Sending Promisc Traffic Within Proxmox

What do you do when Proxmox won't show you promiscuous traffic?
September 18, 2018
proxmox kvm pfsense lxc

Today I’m rebuilding my ELK/ntopng setup within the Proxmox cluster. I used to run it entirely as Docker containers under Rancher 1.6, but with Rancher 2.0 I found the Elasticsearch requirements to be too heavy. As soon as I fired up the pods under Kubernetes, I/O to the NAS for the iSCSI volumes went through the roof, and other services suffered. To mitigate this I’m now running both ES nodes directly on the bulky Proxmox hosts (4 CPU / 32GB RAM) as LXC containers.

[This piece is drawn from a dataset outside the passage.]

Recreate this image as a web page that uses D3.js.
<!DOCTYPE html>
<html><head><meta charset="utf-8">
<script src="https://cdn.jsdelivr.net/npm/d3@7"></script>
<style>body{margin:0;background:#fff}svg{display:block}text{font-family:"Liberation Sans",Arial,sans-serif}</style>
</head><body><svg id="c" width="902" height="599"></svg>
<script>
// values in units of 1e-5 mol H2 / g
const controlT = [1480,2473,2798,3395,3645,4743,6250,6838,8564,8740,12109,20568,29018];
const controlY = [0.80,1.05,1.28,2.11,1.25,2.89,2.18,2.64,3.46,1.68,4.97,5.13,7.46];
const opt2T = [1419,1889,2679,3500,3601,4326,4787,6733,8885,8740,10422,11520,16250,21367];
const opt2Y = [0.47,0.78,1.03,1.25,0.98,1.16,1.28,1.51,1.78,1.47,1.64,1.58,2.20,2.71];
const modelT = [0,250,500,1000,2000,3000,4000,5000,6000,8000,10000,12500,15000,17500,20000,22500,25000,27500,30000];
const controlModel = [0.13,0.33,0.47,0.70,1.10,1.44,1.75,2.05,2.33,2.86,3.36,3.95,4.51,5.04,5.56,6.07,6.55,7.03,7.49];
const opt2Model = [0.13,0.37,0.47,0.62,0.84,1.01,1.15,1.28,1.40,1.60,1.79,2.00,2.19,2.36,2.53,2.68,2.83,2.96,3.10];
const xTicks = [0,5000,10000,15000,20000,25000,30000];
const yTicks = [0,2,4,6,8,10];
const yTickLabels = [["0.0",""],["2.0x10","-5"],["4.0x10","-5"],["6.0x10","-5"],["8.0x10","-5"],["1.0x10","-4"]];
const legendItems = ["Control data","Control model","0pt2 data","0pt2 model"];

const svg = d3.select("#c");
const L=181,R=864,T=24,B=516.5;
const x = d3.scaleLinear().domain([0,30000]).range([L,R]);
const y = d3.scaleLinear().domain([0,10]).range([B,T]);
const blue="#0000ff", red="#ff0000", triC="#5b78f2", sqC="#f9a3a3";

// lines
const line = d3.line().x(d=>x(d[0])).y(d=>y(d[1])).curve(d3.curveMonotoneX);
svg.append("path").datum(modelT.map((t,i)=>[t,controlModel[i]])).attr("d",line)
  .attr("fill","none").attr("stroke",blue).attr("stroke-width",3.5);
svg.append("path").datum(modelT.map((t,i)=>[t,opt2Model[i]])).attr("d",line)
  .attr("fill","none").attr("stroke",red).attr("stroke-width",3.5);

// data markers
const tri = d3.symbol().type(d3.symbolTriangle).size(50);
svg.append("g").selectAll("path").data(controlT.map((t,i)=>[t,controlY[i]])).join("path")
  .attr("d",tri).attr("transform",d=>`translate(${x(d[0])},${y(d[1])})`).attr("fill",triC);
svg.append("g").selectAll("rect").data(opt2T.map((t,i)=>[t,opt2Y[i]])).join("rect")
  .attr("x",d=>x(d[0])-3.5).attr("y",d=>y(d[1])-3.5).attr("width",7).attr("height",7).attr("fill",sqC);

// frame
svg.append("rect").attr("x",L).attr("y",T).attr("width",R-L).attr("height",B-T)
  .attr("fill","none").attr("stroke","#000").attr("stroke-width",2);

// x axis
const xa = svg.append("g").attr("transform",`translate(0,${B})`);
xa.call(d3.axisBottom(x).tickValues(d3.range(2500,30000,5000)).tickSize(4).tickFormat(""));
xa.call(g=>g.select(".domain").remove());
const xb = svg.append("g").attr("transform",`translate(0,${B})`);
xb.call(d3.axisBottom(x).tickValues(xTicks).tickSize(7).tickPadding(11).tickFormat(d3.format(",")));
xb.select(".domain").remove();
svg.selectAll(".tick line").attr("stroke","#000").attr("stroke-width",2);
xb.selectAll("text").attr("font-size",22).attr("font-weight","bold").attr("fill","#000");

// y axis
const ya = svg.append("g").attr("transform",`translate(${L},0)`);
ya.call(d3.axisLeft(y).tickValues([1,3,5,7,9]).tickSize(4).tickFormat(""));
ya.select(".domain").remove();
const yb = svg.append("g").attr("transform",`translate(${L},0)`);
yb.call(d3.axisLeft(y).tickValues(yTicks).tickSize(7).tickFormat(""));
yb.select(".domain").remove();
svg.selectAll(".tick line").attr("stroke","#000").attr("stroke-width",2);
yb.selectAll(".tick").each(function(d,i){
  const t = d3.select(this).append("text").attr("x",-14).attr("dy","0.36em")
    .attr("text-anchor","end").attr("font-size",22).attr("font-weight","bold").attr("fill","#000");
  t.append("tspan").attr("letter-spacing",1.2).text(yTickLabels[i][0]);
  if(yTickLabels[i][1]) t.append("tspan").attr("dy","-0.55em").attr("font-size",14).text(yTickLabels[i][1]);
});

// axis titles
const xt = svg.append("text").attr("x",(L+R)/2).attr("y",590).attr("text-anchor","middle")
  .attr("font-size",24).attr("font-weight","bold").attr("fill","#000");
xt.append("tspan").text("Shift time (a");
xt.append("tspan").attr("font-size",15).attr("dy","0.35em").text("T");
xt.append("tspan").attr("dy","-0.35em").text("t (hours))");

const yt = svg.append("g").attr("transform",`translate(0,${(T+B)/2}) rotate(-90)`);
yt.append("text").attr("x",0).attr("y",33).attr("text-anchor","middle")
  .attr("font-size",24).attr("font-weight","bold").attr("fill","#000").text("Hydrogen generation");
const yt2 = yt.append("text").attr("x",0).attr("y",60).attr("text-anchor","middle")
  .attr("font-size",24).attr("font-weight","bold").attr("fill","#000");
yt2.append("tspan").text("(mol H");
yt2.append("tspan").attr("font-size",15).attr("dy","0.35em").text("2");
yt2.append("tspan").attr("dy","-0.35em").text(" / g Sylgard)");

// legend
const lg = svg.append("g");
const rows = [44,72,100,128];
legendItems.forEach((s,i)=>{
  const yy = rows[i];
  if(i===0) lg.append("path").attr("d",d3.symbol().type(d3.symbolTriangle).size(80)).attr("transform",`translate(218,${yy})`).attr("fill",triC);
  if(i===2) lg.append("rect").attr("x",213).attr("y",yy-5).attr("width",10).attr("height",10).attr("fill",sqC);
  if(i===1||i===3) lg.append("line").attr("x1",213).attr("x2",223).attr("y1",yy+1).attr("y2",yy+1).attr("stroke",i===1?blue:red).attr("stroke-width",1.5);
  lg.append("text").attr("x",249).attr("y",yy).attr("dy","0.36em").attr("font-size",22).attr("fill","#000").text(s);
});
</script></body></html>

This brings us back to ntopng. The pro version would allow transparent bridging, and I could insert it directly between the internal network (physical port) and the pfSense VM. Alas, I’m not running the pro version, so I’m left with port mirroring.

No problem. I created a new bridge (vmbr1) in proxmox and added a new port on this bridge to pfSense. I configured a bridge for the LAN interface and set the new port as a SPAN port. A quick check with tcpdump showed that it is correctly spewing a copy of all traffic that comes in on the LAN port.

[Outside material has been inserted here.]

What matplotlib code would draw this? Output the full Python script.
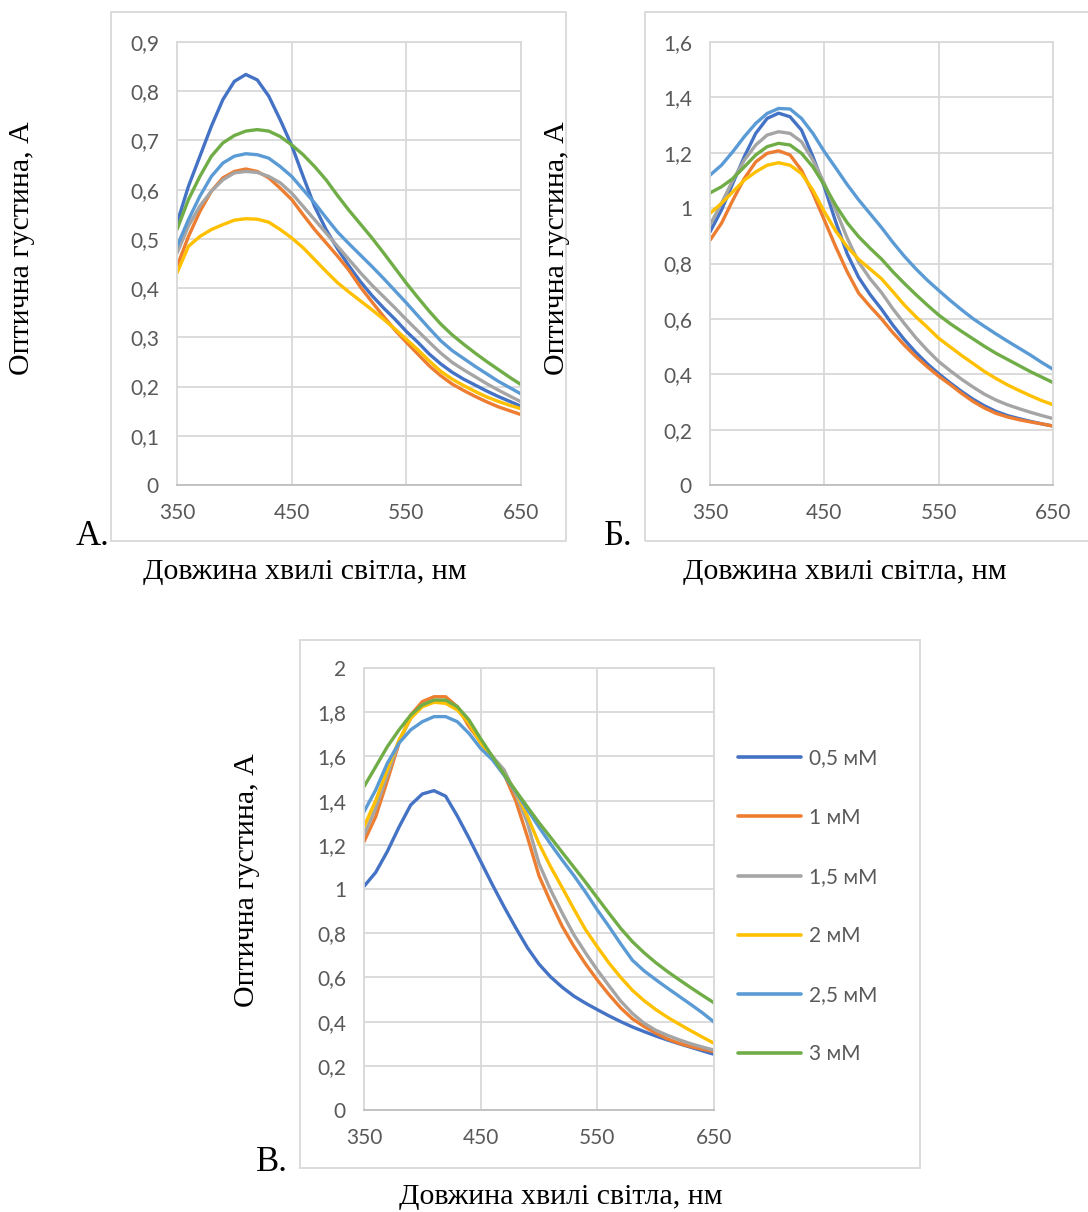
import matplotlib
matplotlib.use("Agg")
import matplotlib.pyplot as plt
from matplotlib.patches import Rectangle

W, H = 1088, 1212

wavelength = [350, 360, 370, 380, 390, 400, 410, 420, 430, 440, 450, 460, 470, 480, 490, 500,
              510, 520, 530, 540, 550, 560, 570, 580, 590, 600, 610, 620, 630, 640, 650]
series_names = ["0,5 мМ", "1 мМ", "1,5 мМ", "2 мМ", "2,5 мМ", "3 мМ"]
series_colors = ["#4472C4", "#ED7D31", "#A5A5A5", "#FFC000", "#5B9BD5", "#70AD47"]

# Panel A
a_05 = [0.532, 0.607, 0.668, 0.729, 0.783, 0.820, 0.834, 0.823, 0.790, 0.742, 0.690, 0.627, 0.566, 0.519, 0.480, 0.445,
        0.413, 0.385, 0.360, 0.337, 0.312, 0.290, 0.266, 0.246, 0.229, 0.215, 0.203, 0.191, 0.180, 0.170, 0.160]
a_1 = [0.444, 0.505, 0.556, 0.597, 0.624, 0.637, 0.642, 0.637, 0.624, 0.603, 0.580, 0.549, 0.519, 0.492, 0.465, 0.436,
       0.402, 0.372, 0.343, 0.315, 0.290, 0.266, 0.242, 0.222, 0.205, 0.192, 0.180, 0.169, 0.159, 0.151, 0.143]
a_15 = [0.471, 0.526, 0.567, 0.597, 0.620, 0.634, 0.637, 0.635, 0.627, 0.614, 0.593, 0.566, 0.539, 0.512, 0.485, 0.458,
        0.431, 0.406, 0.383, 0.360, 0.336, 0.313, 0.290, 0.268, 0.249, 0.234, 0.220, 0.206, 0.193, 0.181, 0.169]
a_2 = [0.431, 0.485, 0.505, 0.519, 0.529, 0.538, 0.541, 0.540, 0.534, 0.519, 0.502, 0.482, 0.458, 0.434, 0.411, 0.392,
       0.374, 0.356, 0.337, 0.317, 0.296, 0.275, 0.252, 0.231, 0.215, 0.202, 0.190, 0.179, 0.170, 0.162, 0.155]
a_25 = [0.485, 0.539, 0.587, 0.627, 0.654, 0.668, 0.673, 0.671, 0.664, 0.647, 0.627, 0.600, 0.573, 0.543, 0.514, 0.490,
        0.467, 0.444, 0.420, 0.395, 0.370, 0.344, 0.318, 0.293, 0.273, 0.257, 0.241, 0.226, 0.211, 0.198, 0.185]
a_3 = [0.519, 0.580, 0.627, 0.668, 0.695, 0.710, 0.719, 0.722, 0.719, 0.708, 0.691, 0.671, 0.647, 0.620, 0.588, 0.558,
       0.530, 0.502, 0.472, 0.441, 0.410, 0.381, 0.353, 0.327, 0.305, 0.286, 0.268, 0.251, 0.235, 0.219, 0.204]

# Panel Б
b_05 = [0.914, 0.993, 1.090, 1.186, 1.270, 1.324, 1.343, 1.330, 1.282, 1.186, 1.077, 0.950, 0.835, 0.750, 0.688, 0.635,
        0.577, 0.525, 0.479, 0.438, 0.402, 0.369, 0.338, 0.310, 0.286, 0.266, 0.251, 0.240, 0.230, 0.221, 0.213]
b_1 = [0.884, 0.945, 1.029, 1.107, 1.167, 1.198, 1.207, 1.192, 1.137, 1.053, 0.957, 0.860, 0.770, 0.693, 0.645, 0.600,
       0.550, 0.505, 0.464, 0.427, 0.393, 0.363, 0.331, 0.302, 0.278, 0.259, 0.246, 0.236, 0.228, 0.221, 0.213]
b_15 = [0.939, 1.017, 1.101, 1.173, 1.228, 1.264, 1.276, 1.270, 1.240, 1.173, 1.089, 0.993, 0.892, 0.805, 0.745, 0.695,
        0.636, 0.583, 0.532, 0.487, 0.446, 0.413, 0.382, 0.354, 0.328, 0.307, 0.290, 0.276, 0.263, 0.251, 0.240]
b_2 = [0.981, 1.017, 1.059, 1.101, 1.131, 1.155, 1.164, 1.155, 1.125, 1.065, 0.987, 0.917, 0.860, 0.815, 0.780, 0.745,
       0.698, 0.650, 0.608, 0.570, 0.530, 0.499, 0.468, 0.439, 0.410, 0.385, 0.362, 0.342, 0.323, 0.305, 0.290]
b_25 = [1.119, 1.155, 1.204, 1.258, 1.306, 1.342, 1.360, 1.358, 1.324, 1.270, 1.204, 1.145, 1.085, 1.030, 0.980, 0.930,
        0.876, 0.826, 0.781, 0.740, 0.703, 0.667, 0.633, 0.601, 0.573, 0.546, 0.520, 0.495, 0.470, 0.443, 0.418]
b_3 = [1.055, 1.077, 1.107, 1.149, 1.192, 1.222, 1.234, 1.228, 1.198, 1.149, 1.083, 1.010, 0.947, 0.897, 0.855, 0.816,
       0.770, 0.728, 0.688, 0.650, 0.614, 0.583, 0.555, 0.528, 0.501, 0.476, 0.454, 0.432, 0.410, 0.390, 0.370]

# Panel В
c_05 = [1.012, 1.075, 1.170, 1.280, 1.380, 1.430, 1.445, 1.420, 1.330, 1.230, 1.125, 1.020, 0.920, 0.825, 0.735, 0.660,
        0.602, 0.555, 0.515, 0.483, 0.454, 0.426, 0.400, 0.376, 0.355, 0.335, 0.317, 0.300, 0.284, 0.268, 0.252]
c_1 = [1.214, 1.327, 1.490, 1.660, 1.787, 1.848, 1.870, 1.870, 1.825, 1.735, 1.665, 1.600, 1.520, 1.400, 1.237, 1.060,
       0.940, 0.830, 0.740, 0.660, 0.588, 0.522, 0.462, 0.413, 0.378, 0.348, 0.322, 0.302, 0.287, 0.275, 0.264]
c_15 = [1.244, 1.365, 1.516, 1.667, 1.772, 1.833, 1.850, 1.848, 1.818, 1.750, 1.660, 1.600, 1.540, 1.430, 1.300, 1.115,
        0.995, 0.890, 0.792, 0.710, 0.633, 0.562, 0.493, 0.437, 0.393, 0.361, 0.338, 0.318, 0.300, 0.285, 0.271]
c_2 = [1.282, 1.400, 1.540, 1.674, 1.772, 1.825, 1.845, 1.840, 1.810, 1.750, 1.660, 1.590, 1.520, 1.440, 1.330, 1.205,
       1.100, 1.005, 0.908, 0.815, 0.738, 0.665, 0.600, 0.542, 0.495, 0.455, 0.420, 0.389, 0.359, 0.330, 0.302]
c_25 = [1.350, 1.448, 1.569, 1.660, 1.720, 1.757, 1.780, 1.780, 1.757, 1.704, 1.636, 1.585, 1.515, 1.440, 1.360, 1.280,
        1.203, 1.130, 1.060, 0.985, 0.905, 0.830, 0.752, 0.678, 0.630, 0.590, 0.552, 0.515, 0.478, 0.440, 0.398]
c_3 = [1.463, 1.553, 1.644, 1.720, 1.787, 1.833, 1.855, 1.855, 1.825, 1.765, 1.680, 1.600, 1.520, 1.445, 1.372, 1.300,
       1.233, 1.165, 1.098, 1.030, 0.960, 0.890, 0.822, 0.762, 0.712, 0.667, 0.627, 0.590, 0.554, 0.519, 0.485]

x_ticks = [350, 450, 550, 650]
x_tick_labels = ["350", "450", "550", "650"]
a_y_ticks = [0, 0.1, 0.2, 0.3, 0.4, 0.5, 0.6, 0.7, 0.8, 0.9]
a_y_labels = ["0", "0,1", "0,2", "0,3", "0,4", "0,5", "0,6", "0,7", "0,8", "0,9"]
b_y_ticks = [0, 0.2, 0.4, 0.6, 0.8, 1.0, 1.2, 1.4, 1.6]
b_y_labels = ["0", "0,2", "0,4", "0,6", "0,8", "1", "1,2", "1,4", "1,6"]
c_y_ticks = [0, 0.2, 0.4, 0.6, 0.8, 1.0, 1.2, 1.4, 1.6, 1.8, 2.0]
c_y_labels = ["0", "0,2", "0,4", "0,6", "0,8", "1", "1,2", "1,4", "1,6", "1,8", "2"]

ylabel_text = "Оптична густина, А"
xlabel_text = "Довжина хвилі світла, нм"
panel_letters = ["А.", "Б.", "В."]

TICK_FONT = "Lato"
SERIF = "Liberation Serif"
TICK_COLOR = "#595959"
GRID = "#d9d9d9"

fig = plt.figure(figsize=(W / 100, H / 100), dpi=100)


def fx(px):
    return px / W


def fy(py):
    return 1 - py / H


def box(x0, y0, x1, y1):
    fig.patches.append(Rectangle((fx(x0), fy(y1)), fx(x1) - fx(x0), fy(y0) - fy(y1),
                                 transform=fig.transFigure, fill=False,
                                 edgecolor="#d9d9d9", linewidth=1.3, zorder=0))


def make_axes(rect_px, series, yticks, ylabels):
    l, t, r, b = rect_px
    ax = fig.add_axes([fx(l), fy(b), fx(r) - fx(l), fy(t) - fy(b)])
    for vals, col, name in zip(series, series_colors, series_names):
        ax.plot(wavelength, vals, color=col, lw=2.4, label=name,
                solid_capstyle="round", solid_joinstyle="round")
    ax.set_xlim(350, 650)
    ax.set_ylim(yticks[0], yticks[-1])
    ax.set_xticks(x_ticks)
    ax.set_xticklabels(x_tick_labels)
    ax.set_yticks(yticks)
    ax.set_yticklabels(ylabels)
    ax.grid(True, color=GRID, lw=1.3)
    ax.set_axisbelow(True)
    for s in ["left", "right", "top"]:
        ax.spines[s].set_color(GRID)
        ax.spines[s].set_linewidth(1.3)
    ax.spines["bottom"].set_color("#bfbfbf")
    ax.spines["bottom"].set_linewidth(1.3)
    ax.tick_params(length=0, labelsize=15, labelcolor=TICK_COLOR, pad=13)
    for lab in ax.get_xticklabels() + ax.get_yticklabels():
        lab.set_fontfamily(TICK_FONT)
    return ax


# boxes
box(111, 12, 566, 541)
box(645, 12, 1100, 541)
box(300, 640, 920, 1168)

axA = make_axes((177, 42, 521, 485), [a_05, a_1, a_15, a_2, a_25, a_3], a_y_ticks, a_y_labels)
axB = make_axes((710, 42, 1053, 485), [b_05, b_1, b_15, b_2, b_25, b_3], b_y_ticks, b_y_labels)
axC = make_axes((364, 668, 714, 1110), [c_05, c_1, c_15, c_2, c_25, c_3], c_y_ticks, c_y_labels)

leg = axC.legend(loc="center left", bbox_to_anchor=(fx(738), fy(906.5)),
                 bbox_transform=fig.transFigure, frameon=False, borderpad=0,
                 borderaxespad=0, handlelength=3.0, handletextpad=0.4, labelspacing=1.88,
                 prop={"family": TICK_FONT, "size": 15})
for t in leg.get_texts():
    t.set_color(TICK_COLOR)
for h in leg.get_lines():
    h.set_linewidth(2.6)

# axis labels
lab_kw = dict(family=SERIF, fontsize=21.5, color="black")
fig.text(fx(22), fy(248), ylabel_text, rotation=90, ha="center", va="center", **lab_kw)
fig.text(fx(557), fy(248), ylabel_text, rotation=90, ha="center", va="center", **lab_kw)
fig.text(fx(247), fy(880), ylabel_text, rotation=90, ha="center", va="center", **lab_kw)
fig.text(fx(305), fy(572), xlabel_text, ha="center", va="center", **lab_kw)
fig.text(fx(845), fy(572), xlabel_text, ha="center", va="center", **lab_kw)
fig.text(fx(561), fy(1197), xlabel_text, ha="center", va="center", **lab_kw)

let_kw = dict(family=SERIF, fontsize=25, color="black", va="baseline", ha="left")
fig.text(fx(76), fy(545), panel_letters[0], **let_kw)
fig.text(fx(604), fy(545), panel_letters[1], **let_kw)
fig.text(fx(256), fy(1171), panel_letters[2], **let_kw)

fig.savefig("out.png", dpi=100, facecolor="white")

I fired up a new container in Proxmox that was bound to the main bridge and to the span bridge. This container should receive the mirrored traffic on span0, run it through ntopng, and then send it off to ES or Logstash or InfluxDB or wherever.

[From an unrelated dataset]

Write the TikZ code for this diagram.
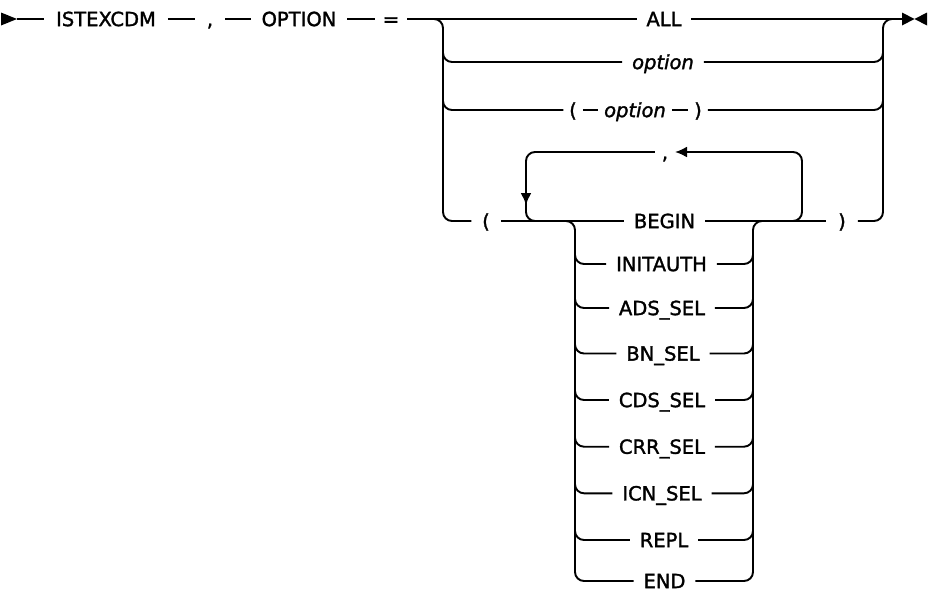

Except it doesn’t. It only shows broadcast and multicast traffic. What gives? Thinking it was an LXC problem I rebuilt it as a KVM VM. It still didn’t pass the traffic.

I looked all over the place before finding this post that implies there is a configuration option that I can pass to KVM to make it work. This would explain the KVM part but not the LXC part. It seems more like it’s a problem with the bridge itself.

Dig dig dig…dig dig dig…and I found this page for a Snort configuration that looked similar to what I was trying to do. I tried what he suggested, and it worked. Since it was a configuration option on the Proxmox host itself, I checked if the LXC containers also work. They do.

So, in summary, this will get you promiscuous traffic forwarded to other hosts on the bridge:

brctl setageing vmbr1 0
brctl setfd vmbr1 0

Ansible now manages /etc/network/if-up.d/vmbr1-mirror with these commands, and we’re once again moving forward with ntopng.